(Stored dataset items)
***

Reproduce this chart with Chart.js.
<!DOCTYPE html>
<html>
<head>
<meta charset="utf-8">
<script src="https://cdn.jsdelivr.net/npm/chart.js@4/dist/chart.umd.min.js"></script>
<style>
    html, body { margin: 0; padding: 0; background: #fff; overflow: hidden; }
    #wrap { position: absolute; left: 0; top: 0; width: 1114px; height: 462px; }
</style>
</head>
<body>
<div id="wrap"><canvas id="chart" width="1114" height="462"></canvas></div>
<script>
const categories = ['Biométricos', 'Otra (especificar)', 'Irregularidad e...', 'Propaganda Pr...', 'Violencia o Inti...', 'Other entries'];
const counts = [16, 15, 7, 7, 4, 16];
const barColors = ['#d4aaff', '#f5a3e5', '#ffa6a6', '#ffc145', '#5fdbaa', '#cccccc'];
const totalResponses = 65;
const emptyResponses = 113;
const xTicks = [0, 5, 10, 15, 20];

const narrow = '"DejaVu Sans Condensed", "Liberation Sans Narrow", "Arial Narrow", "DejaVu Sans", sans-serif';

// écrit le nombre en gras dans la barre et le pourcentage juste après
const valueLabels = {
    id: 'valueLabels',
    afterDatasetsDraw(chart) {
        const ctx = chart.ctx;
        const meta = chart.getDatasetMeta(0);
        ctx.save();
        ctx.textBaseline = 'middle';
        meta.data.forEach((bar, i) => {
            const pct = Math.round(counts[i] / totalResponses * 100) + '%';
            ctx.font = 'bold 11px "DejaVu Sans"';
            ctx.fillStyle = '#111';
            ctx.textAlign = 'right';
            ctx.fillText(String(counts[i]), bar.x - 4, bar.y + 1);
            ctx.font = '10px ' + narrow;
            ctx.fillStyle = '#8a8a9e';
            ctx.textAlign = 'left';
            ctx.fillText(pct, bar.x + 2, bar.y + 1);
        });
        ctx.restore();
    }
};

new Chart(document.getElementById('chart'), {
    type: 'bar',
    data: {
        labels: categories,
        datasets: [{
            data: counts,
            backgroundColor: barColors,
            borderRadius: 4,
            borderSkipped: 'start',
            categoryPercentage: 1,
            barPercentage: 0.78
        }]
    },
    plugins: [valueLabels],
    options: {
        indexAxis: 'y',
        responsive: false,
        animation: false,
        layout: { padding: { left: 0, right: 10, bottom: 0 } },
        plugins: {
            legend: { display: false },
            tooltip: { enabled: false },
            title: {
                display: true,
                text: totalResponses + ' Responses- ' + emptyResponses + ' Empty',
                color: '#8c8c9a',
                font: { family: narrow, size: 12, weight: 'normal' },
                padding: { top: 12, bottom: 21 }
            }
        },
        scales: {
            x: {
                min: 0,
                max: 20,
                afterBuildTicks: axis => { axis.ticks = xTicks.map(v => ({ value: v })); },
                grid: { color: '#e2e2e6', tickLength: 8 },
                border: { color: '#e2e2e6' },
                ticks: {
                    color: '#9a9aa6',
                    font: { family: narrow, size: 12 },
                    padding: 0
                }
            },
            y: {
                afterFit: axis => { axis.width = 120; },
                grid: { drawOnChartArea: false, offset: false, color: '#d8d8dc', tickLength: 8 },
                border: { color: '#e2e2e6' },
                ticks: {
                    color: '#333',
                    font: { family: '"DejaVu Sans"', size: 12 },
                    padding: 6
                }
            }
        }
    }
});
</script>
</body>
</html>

***

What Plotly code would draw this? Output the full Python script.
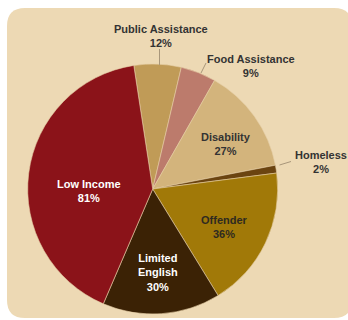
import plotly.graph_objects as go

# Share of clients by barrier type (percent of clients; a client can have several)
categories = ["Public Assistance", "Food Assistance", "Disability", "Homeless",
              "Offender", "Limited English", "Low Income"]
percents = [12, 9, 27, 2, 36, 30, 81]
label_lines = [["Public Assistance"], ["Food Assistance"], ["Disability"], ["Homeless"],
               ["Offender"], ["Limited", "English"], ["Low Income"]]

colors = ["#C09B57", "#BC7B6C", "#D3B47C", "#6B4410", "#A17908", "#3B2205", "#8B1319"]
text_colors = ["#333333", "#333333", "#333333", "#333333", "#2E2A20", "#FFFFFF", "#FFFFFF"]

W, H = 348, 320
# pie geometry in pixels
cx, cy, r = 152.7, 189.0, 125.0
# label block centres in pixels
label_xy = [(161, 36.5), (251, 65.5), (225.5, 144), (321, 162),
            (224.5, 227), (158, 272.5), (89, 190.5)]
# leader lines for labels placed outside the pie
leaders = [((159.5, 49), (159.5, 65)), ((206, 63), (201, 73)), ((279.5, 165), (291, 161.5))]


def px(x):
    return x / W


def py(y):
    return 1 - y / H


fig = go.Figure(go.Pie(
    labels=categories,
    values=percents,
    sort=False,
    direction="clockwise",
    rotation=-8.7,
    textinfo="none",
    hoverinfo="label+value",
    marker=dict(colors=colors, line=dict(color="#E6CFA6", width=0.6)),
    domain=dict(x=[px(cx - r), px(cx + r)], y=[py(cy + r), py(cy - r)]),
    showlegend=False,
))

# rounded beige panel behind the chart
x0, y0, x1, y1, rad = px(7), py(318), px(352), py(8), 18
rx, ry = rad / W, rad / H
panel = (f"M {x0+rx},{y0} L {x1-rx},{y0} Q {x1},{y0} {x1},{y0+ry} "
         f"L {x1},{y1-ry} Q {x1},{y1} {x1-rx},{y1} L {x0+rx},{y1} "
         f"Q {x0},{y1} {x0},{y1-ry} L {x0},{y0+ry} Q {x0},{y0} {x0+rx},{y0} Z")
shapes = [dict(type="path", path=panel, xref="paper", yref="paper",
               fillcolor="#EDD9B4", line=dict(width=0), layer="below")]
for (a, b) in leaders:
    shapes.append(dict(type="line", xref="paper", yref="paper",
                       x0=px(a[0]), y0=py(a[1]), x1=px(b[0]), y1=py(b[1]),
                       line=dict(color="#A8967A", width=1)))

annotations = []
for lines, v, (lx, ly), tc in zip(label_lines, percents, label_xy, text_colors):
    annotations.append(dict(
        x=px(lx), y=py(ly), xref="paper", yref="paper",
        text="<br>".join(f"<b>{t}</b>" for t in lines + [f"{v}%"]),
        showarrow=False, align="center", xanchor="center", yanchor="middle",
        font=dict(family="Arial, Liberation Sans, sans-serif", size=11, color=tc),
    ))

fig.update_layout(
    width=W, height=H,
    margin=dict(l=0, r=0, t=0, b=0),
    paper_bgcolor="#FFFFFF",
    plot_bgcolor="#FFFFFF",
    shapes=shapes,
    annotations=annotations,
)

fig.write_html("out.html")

***

● GIVEN PROBLEM:
Go through the lines above. Select every one that has the string "script".

● WRITTEN SOLUTION:
<script src="https://cdn.jsdelivr.net/npm/chart.js@4/dist/chart.umd.min.js"></script>
<script>
</script>
What Plotly code would draw this? Output the full Python script.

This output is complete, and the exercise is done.